AL What do you think will be the big, exciting research areas in economics in the next few years?
TH In microeconomics, we are just starting to take advantage of enormous datasets being produced through our use of the internet and mobile phones. They present great opportunities and plenty of headaches too. In macroeconomics, an exciting new set of theories is being developed, with much better models of banking interacting with the rest of the economy — something that was notably absent during the crisis of 2008.
AL Which of your books would you recommend to A-level economics students as a starting point for exploring the application of economic ideas?
TH The Undercover Economist for microeconomics and The Undercover Economist Strikes Back for macroeconomics.
AL If you hadn’t been an economist what career would you have chosen?
TH I didn’t choose my career. There was a lot of luck, the seizing of random opportunities and trying to make the best of each situation as it came along.
AL Do you have any remaining ambitions?
TH Of course. I published my first book at 30 and I am 40 now. It’s a bit early to be stopping. I hope to write more books and make more great radio programmes in future, and who knows what else?
AL Have you taught your children the principle of diminishing marginal utility, e.g. when they eat too many sweets?
TH No, but I do try to involve them in decision making. One of my daughters, who is 7, wanted a system where she received sweets every weekend, but the sweets could be removed as punishments if she was naughty. We’ve followed her advice and it works well.
AL Have you ever got your economic analysis wrong?

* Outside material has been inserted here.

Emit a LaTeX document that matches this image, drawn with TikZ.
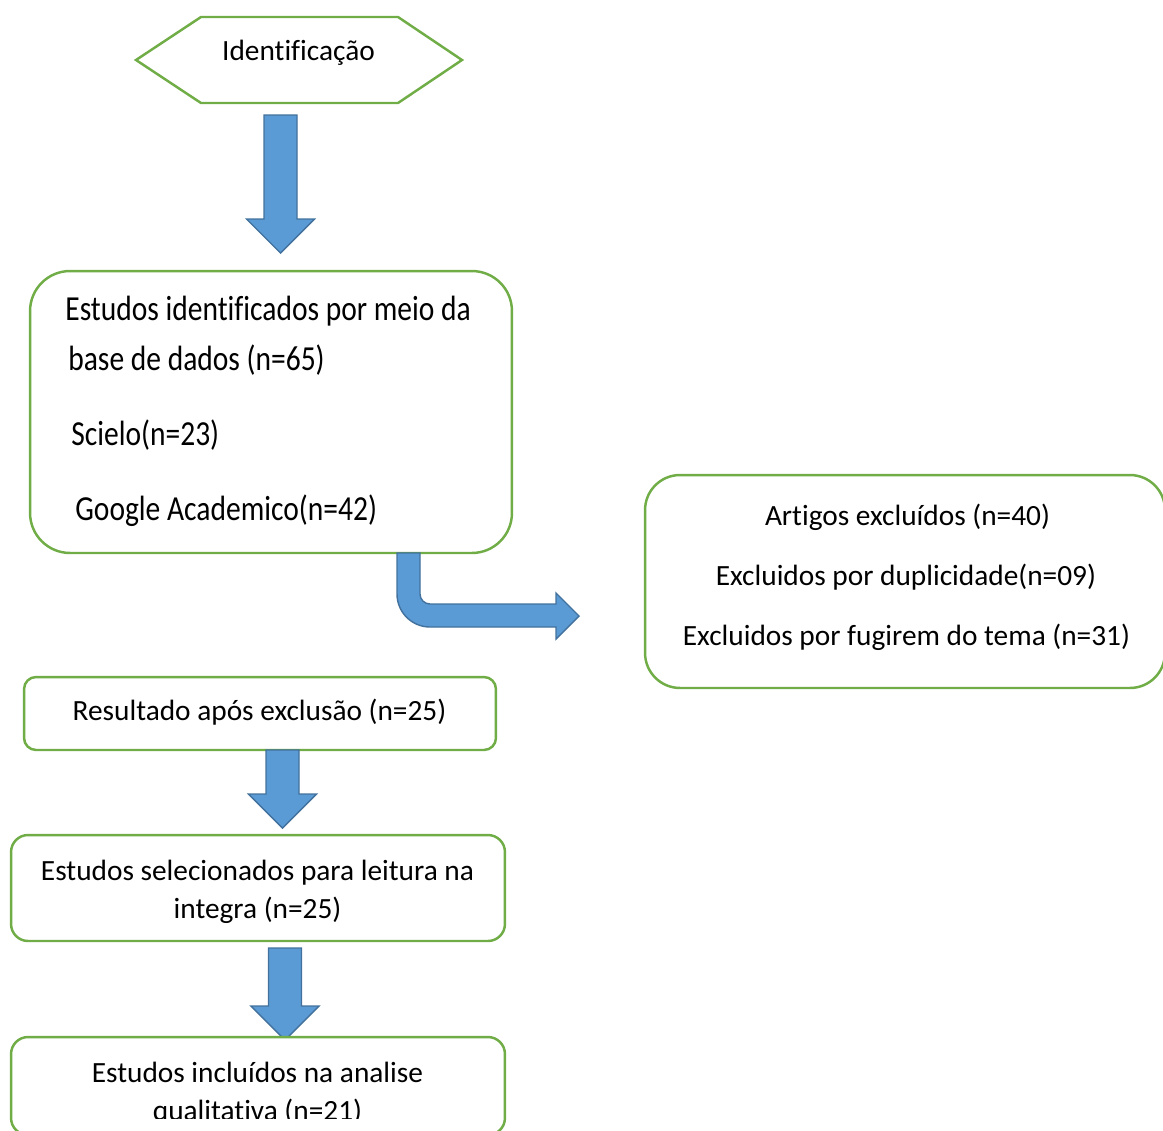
\documentclass[tikz,border=0pt]{standalone}
\usepackage{fontspec}
\setmainfont[Ligatures=NoCommon]{Carlito}
\newfontfamily\narrowfont[FakeStretch=0.84, Ligatures=NoCommon]{Carlito}
\usetikzlibrary{calc}
\definecolor{boxline}{HTML}{70AD47}
\definecolor{arrowfill}{HTML}{5B9BD5}
\definecolor{arrowline}{HTML}{41719C}
\tikzset{
  box/.style={draw=boxline, line width=1.4pt, fill=white, rectangle, inner sep=0pt},
  txt/.style={font=\fontsize{16.7}{20}\selectfont, inner sep=0pt, anchor=base},
  bigtxt/.style={font=\narrowfont\fontsize{20}{24}\selectfont, inner sep=0pt, anchor=base west},
  blockarrow/.style={fill=arrowfill, draw=arrowline, line width=0.8pt, line join=miter},
  downarrow/.style={to path={let \p1=(\tikztostart), \p2=(\tikztotarget) in
    (\x1-0.33cm,\y1) -- (\x1+0.33cm,\y1) -- (\x1+0.33cm,\y2+0.68cm) -- (\x1+0.68cm,\y2+0.68cm)
    -- (\x1,\y2) -- (\x1-0.68cm,\y2+0.68cm) -- (\x1-0.33cm,\y2+0.68cm) -- cycle}}
}
\begin{document}
\begin{tikzpicture}[x=0.02cm, y=-0.02cm]
  \useasboundingbox (0,0) rectangle (1163,1130);

  % Identificacao
  \draw[boxline, line width=1.4pt] (136,60) -- (201,17) -- (398,17) -- (462,60) -- (398,103) -- (201,103) -- cycle;
  \node[txt] (ident) at (298.5,60) {Identificação};

  \coordinate (a1s) at (280.5,115);
  \coordinate (a1e) at (280.5,253);
  \path[blockarrow] (a1s) to[downarrow] (a1e);

  % Estudos identificados
  \node[box, rounded corners=0.8cm, minimum width=9.64cm, minimum height=5.64cm] (estudos) at (271,412) {};
  \node[bigtxt] (linea) at (65,320) {Estudos identificados por meio da};
  \node[bigtxt] (lineb) at (68,370) {base de dados (n=65)};
  \node[bigtxt] (scielo) at (71,445) {Scielo(n=23)};
  \node[bigtxt] (google) at (75,520) {Google Academico(n=42)};

  % Excluidos
  \draw[blockarrow] (397,553) -- (420,553) -- (420,594) arc[start angle=180, end angle=270, radius=0.2cm]
    -- (556,604) -- (556,593) -- (579,616) -- (556,639) -- (556,627) -- (430,627)
    arc[start angle=270, end angle=180, radius=0.66cm] -- cycle;
  \node[box, rounded corners=0.7cm, minimum width=10.4cm, minimum height=4.26cm] (excl) at (905,581.5) {};
  \node[txt] (artigos) at (907.5,525) {Artigos excluídos (n=40)};
  \node[txt] (dupl) at (906,585) {Excluidos por duplicidade(n=09)};
  \node[txt] (tema) at (906.5,645) {Excluidos por fugirem do tema (n=31)};

  % Resultado
  \node[box, rounded corners=0.24cm, minimum width=9.44cm, minimum height=1.46cm] (result) at (260,713.5) {};
  \node[txt] (resulttxt) at (259.5,720) {Resultado após exclusão (n=25)};

  \coordinate (a2s) at (282.5,750);
  \coordinate (a2e) at (282.5,828);
  \path[blockarrow] (a2s) to[downarrow] (a2e);

  % Selecionados
  \node[box, rounded corners=0.34cm, minimum width=9.88cm, minimum height=2.12cm] (selec) at (258,888) {};
  \node[txt] (selectxt) at (257.5,880) {Estudos selecionados para leitura na};
  \node[txt] (selectxtb) at (257.5,918) {integra (n=25)};

  \coordinate (a3s) at (285,948);
  \coordinate (a3e) at (285,1040);
  \path[blockarrow] (a3s) to[downarrow] (a3e);

  % Incluidos
  \node[box, rounded corners=0.34cm, minimum width=9.88cm, minimum height=1.96cm] (incl) at (258,1086) {};
  \begin{scope}
    \clip (0,1030) rectangle (1163,1118);
    \node[txt] (incltxt) at (257.5,1082) {Estudos incluídos na analise};
    \node[txt] (incltxtb) at (257.5,1120) {qualitativa (n=21)};
  \end{scope}
\end{tikzpicture}
\end{document}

TH Of course! The most obvious example was in The Undercover Economist where I argued that Amazon’s business model looked vulnerable to competition. That’s not been totally disproved yet — after all, Amazon still makes surprisingly little money — but it looks pretty dodgy.
AL Which five people (dead or alive) would you invite to your ideal dinner party?
TH Ada Lovelace, the co-creator of the computer. John Maynard Keynes, economist, philosopher and by all accounts brilliant conversationalist. Elinor Ostrom, Nobel laureate, an expert on how human cooperation works. Chinua Achebe, Nigerian author of Things Fall Apart. Deng Xiaoping, the engineer of China’s modern economic growth. I think it’s important to have a large range of perspectives and these five would have plenty to keep each other talking.